## MATERIAL PROVIDED
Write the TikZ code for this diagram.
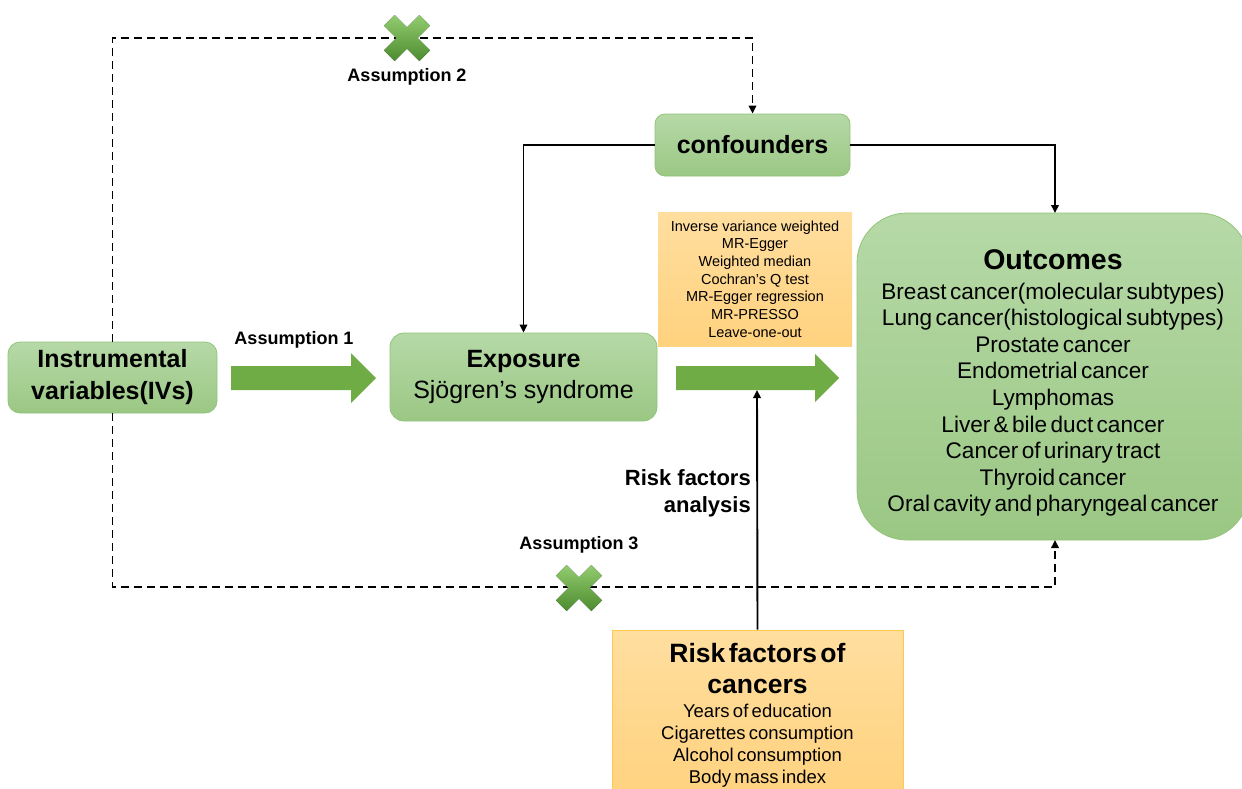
\documentclass[tikz,border=0pt]{standalone}
\usepackage{fontspec}
\setmainfont{Liberation Sans}
\usetikzlibrary{arrows.meta,calc}
\definecolor{gtop}{HTML}{B6D9A7}
\definecolor{gbot}{HTML}{9BC784}
\definecolor{gline}{HTML}{92C47A}
\definecolor{otop}{HTML}{FFDE9F}
\definecolor{obot}{HTML}{FFD27E}
\definecolor{oline}{HTML}{FFC94F}
\definecolor{arrg}{HTML}{6FAC46}
\definecolor{xtop}{HTML}{93CC70}
\definecolor{xbot}{HTML}{4C8C2E}
\begin{document}
\begin{tikzpicture}[x=1pt,y=-1pt,
  gbox/.style={draw=gline, line width=0.8pt, top color=gtop, bottom color=gbot, align=center, inner sep=0pt},
  obox/.style={draw=oline, line width=0.8pt, top color=otop, bottom color=obot, align=center, inner sep=0pt},
  conn/.style={line width=1.9pt, -{Triangle[length=8pt,width=7.5pt]}},
  dconn/.style={conn, dash pattern=on 8pt off 5pt},
  lab/.style={font=\bfseries\fontsize{18}{22}\selectfont, inner sep=0pt},
  blockarrow/.style={fill=arrg, draw=none},
  xmark/.pic={\fill[top color=xtop, bottom color=xbot]
     (-12.4,-23) -- (0,-10.6) -- (12.4,-23) -- (23,-12.4) -- (10.6,0) -- (23,12.4) -- (12.4,23) -- (0,10.6) -- (-12.4,23) -- (-23,12.4) -- (-10.6,0) -- (-23,-12.4) -- cycle;}]
\clip (0,0) rectangle (1242,788);

% boxes
\node[gbox, minimum width=209pt, minimum height=71pt, rounded corners=12pt,
      font=\bfseries\fontsize{25}{32}\selectfont] (iv) at (112.5,377.5) {Instrumental\\variables(IVs)};
\node[gbox, minimum width=267pt, minimum height=88pt, rounded corners=14pt,
      font=\fontsize{25}{31}\selectfont] (expo) at (523.5,377) {\textbf{Exposure}\\Sjögren’s syndrome};
\node[gbox, minimum width=195pt, minimum height=62pt, rounded corners=10pt,
      font=\bfseries\fontsize{25}{30}\selectfont] (conf) at (752.5,145) {confounders};
\node[obox, draw=none, minimum width=194pt, minimum height=134pt,
      font=\fontsize{14.5}{17.7}\selectfont] (meth) at (755,279) {Inverse variance weighted\\MR-Egger\\Weighted median\\Cochran’s Q test\\MR-Egger regression\\MR-PRESSO\\Leave-one-out};
\node[gbox, minimum width=392pt, minimum height=327pt, rounded corners=50pt, text width=388pt] (out) at (1053,376.5)
  {{\bfseries\fontsize{28.5}{34}\selectfont\rule{0pt}{33pt}Outcomes\par}\vspace{3pt}
   {\fontsize{22.6}{26.6}\selectfont Breast cancer(molecular subtypes)\\Lung cancer(histological subtypes)\\Prostate cancer\\Endometrial cancer\\Lymphomas\\Liver \& bile duct cancer\\Cancer of urinary tract\\Thyroid cancer\\Oral cavity and pharyngeal cancer\par}};
\node[obox, minimum width=291pt, minimum height=170pt, text width=289pt] (risk) at (757.5,715)
  {{\bfseries\fontsize{26.5}{31}\selectfont Risk factors of\\cancers\par}\vspace{2pt}
   {\fontsize{18.5}{22}\selectfont Years of education\\Cigarettes consumption\\Alcohol consumption\\Body mass index\par}};

% block arrows
\fill[blockarrow] (231,366) -- (351,366) -- (351,353) -- (376,378) -- (351,403) -- (351,390) -- (231,390) -- cycle;
\fill[blockarrow] (676,366) -- (815,366) -- (815,354) -- (839,378) -- (815,402) -- (815,390) -- (676,390) -- cycle;
\coordinate (a2b) at (757,390);

% labels
\node[lab] (as1) at (294,340) {Assumption 1};
\node[lab] (as2) at (407,77) {Assumption 2};
\node[lab] (as3) at (579,545) {Assumption 3};
\node[font=\bfseries\fontsize{22}{27}\selectfont, align=right, inner sep=0pt, anchor=east] (rfa) at (751,493) {Risk factors\\analysis};

% connectors
\coordinate (tl) at (112.5,38);
\coordinate (bl) at (112.5,587);
\coordinate (ot) at (1055,213);
\coordinate (ob) at (1055,540);
\draw[dconn] (iv.north) -- (tl) -| (conf.north);
\draw[dconn] (iv.south) -- (bl) -| (ob);
\draw[conn] (conf.west) -| (expo.north);
\draw[conn] (conf.east) -| (ot);
\draw[conn] (risk.north) -- (a2b);

% crosses
\pic at (407,38) {xmark};
\pic at (579,588) {xmark};
\end{tikzpicture}
\end{document}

## EXERCISE
Restate the data word for word from its first line through the line with "(0,0) rectangle (1242,788);", leaving out any picture along the way.

## COMPLETE RESPONSE
Write the TikZ code for this diagram.
\documentclass[tikz,border=0pt]{standalone}
\usepackage{fontspec}
\setmainfont{Liberation Sans}
\usetikzlibrary{arrows.meta,calc}
\definecolor{gtop}{HTML}{B6D9A7}
\definecolor{gbot}{HTML}{9BC784}
\definecolor{gline}{HTML}{92C47A}
\definecolor{otop}{HTML}{FFDE9F}
\definecolor{obot}{HTML}{FFD27E}
\definecolor{oline}{HTML}{FFC94F}
\definecolor{arrg}{HTML}{6FAC46}
\definecolor{xtop}{HTML}{93CC70}
\definecolor{xbot}{HTML}{4C8C2E}
\begin{document}
\begin{tikzpicture}[x=1pt,y=-1pt,
  gbox/.style={draw=gline, line width=0.8pt, top color=gtop, bottom color=gbot, align=center, inner sep=0pt},
  obox/.style={draw=oline, line width=0.8pt, top color=otop, bottom color=obot, align=center, inner sep=0pt},
  conn/.style={line width=1.9pt, -{Triangle[length=8pt,width=7.5pt]}},
  dconn/.style={conn, dash pattern=on 8pt off 5pt},
  lab/.style={font=\bfseries\fontsize{18}{22}\selectfont, inner sep=0pt},
  blockarrow/.style={fill=arrg, draw=none},
  xmark/.pic={\fill[top color=xtop, bottom color=xbot]
     (-12.4,-23) -- (0,-10.6) -- (12.4,-23) -- (23,-12.4) -- (10.6,0) -- (23,12.4) -- (12.4,23) -- (0,10.6) -- (-12.4,23) -- (-23,12.4) -- (-10.6,0) -- (-23,-12.4) -- cycle;}]
\clip (0,0) rectangle (1242,788);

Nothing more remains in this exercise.